Death valley in the Mojave desert is the lowest point on the continent of North America, It is 82 meters below the sea level, and the mountains surrounded it radiate heat, making it one of the hottest places on Earth in summer. The hottest temperature ever recorded was at place called Furnace Creek in death valley in 1913, when the temperature reached a scorching 134 degrees Fahrenheit! In addition, death valley is also one of the direst places in North America, for it receives less than 5 cm of rain a year.
In spite of being such a harsh and arid place, death valley is beautiful, and full of life. Here one finds spectacularly wind sculpted rocks, richly colored mud stone hills, mysterious canyons, rippling sand dunes, lish oases, and an immense mountains.
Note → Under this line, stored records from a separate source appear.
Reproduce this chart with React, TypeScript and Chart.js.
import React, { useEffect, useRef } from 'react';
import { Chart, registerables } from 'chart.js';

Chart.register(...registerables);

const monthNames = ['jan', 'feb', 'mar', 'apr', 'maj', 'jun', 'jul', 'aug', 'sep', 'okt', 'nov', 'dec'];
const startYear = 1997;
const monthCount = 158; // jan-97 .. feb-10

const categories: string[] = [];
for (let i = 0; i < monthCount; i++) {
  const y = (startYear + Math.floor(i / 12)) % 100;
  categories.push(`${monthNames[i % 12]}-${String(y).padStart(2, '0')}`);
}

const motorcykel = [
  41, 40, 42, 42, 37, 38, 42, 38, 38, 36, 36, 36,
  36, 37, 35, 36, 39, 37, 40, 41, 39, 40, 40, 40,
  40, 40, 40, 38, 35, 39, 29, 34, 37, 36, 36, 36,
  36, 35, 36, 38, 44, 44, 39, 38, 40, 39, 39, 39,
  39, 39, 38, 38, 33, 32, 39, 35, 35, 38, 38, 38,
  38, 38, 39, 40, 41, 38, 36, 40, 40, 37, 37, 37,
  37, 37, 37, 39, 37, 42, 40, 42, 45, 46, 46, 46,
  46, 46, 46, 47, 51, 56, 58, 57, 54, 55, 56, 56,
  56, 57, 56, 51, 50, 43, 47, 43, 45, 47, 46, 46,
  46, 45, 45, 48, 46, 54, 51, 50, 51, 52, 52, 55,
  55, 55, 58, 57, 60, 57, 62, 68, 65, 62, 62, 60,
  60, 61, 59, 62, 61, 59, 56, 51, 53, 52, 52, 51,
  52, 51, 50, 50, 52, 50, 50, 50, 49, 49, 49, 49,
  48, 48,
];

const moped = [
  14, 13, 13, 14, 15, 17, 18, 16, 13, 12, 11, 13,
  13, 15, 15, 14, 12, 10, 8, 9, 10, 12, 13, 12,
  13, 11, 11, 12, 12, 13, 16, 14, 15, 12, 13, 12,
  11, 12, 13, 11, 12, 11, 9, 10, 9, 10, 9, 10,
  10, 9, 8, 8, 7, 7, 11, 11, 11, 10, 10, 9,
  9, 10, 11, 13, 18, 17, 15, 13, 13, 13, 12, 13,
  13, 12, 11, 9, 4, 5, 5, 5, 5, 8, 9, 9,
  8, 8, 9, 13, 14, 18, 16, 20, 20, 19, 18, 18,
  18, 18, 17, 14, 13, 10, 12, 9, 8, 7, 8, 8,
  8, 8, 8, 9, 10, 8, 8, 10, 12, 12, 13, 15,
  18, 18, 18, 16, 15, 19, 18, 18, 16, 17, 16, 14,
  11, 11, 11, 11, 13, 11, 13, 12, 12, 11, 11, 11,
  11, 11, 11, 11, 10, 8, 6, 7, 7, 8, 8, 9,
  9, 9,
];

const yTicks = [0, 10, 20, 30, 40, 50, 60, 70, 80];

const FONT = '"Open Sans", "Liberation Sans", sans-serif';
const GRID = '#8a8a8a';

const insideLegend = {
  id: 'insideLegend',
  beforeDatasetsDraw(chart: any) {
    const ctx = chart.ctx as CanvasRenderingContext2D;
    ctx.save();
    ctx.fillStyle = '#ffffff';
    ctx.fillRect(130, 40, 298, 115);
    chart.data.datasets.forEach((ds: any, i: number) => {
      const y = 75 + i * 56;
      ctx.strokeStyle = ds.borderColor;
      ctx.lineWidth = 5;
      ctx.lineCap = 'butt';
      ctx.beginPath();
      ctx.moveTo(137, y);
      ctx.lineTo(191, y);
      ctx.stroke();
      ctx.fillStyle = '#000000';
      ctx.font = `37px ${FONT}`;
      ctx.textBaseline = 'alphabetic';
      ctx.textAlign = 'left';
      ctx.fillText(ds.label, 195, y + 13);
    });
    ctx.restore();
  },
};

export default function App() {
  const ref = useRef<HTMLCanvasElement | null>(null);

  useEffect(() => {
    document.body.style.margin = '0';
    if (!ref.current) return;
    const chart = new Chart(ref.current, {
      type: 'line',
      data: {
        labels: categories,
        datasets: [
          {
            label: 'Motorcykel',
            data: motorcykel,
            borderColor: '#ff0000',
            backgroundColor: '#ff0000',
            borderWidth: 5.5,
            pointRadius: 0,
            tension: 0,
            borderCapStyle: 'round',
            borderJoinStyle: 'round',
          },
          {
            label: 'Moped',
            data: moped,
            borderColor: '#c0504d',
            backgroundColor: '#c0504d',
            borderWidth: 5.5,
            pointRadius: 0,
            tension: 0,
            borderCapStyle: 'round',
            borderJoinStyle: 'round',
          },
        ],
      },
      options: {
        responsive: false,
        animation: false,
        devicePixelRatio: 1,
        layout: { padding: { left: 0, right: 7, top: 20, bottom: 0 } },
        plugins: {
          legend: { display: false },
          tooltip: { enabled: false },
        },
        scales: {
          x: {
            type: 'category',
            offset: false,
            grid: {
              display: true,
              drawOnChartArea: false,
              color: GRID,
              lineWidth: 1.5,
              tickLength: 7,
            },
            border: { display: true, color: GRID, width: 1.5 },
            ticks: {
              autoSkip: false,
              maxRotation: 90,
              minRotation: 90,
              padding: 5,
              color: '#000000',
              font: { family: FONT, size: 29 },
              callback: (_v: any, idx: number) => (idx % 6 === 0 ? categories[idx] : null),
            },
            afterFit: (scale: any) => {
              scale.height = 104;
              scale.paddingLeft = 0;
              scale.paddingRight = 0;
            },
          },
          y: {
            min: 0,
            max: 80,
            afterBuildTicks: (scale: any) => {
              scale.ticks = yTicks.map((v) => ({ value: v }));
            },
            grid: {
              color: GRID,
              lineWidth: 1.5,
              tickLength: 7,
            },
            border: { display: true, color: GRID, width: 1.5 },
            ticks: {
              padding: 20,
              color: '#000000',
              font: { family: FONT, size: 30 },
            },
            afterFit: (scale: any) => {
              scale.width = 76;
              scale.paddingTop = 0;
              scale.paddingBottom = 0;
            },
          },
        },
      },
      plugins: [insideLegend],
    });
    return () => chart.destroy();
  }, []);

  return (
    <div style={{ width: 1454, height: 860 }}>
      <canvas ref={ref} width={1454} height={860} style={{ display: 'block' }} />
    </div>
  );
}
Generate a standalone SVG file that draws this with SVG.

On the rare occasions that it rains, wild flowers burst into bloom, amid more than a thousand varieties of plants. The steep mountain slopes are the home of desert bighorn sheep which forage among Joshua trees, scrubby junipers, and pines, while hawks soar above. When night falls, the desert comes alive with bobcats, kit foxes, and rodents. Beautiful and forbidding, vast, yet teeming with life-this is death valley, one of the most fascinating places on Earth.
Goodbye Death Valley,
Death valley got its name during the California gold rush in 1849. A wagon train headed for California got lost in the desert. The people in the wagon train suffered great hardship, and when they finally found their way out, someone is supposed to have looked back in relief and said’ Goodbye Death valley’, giving the valley its morbid name.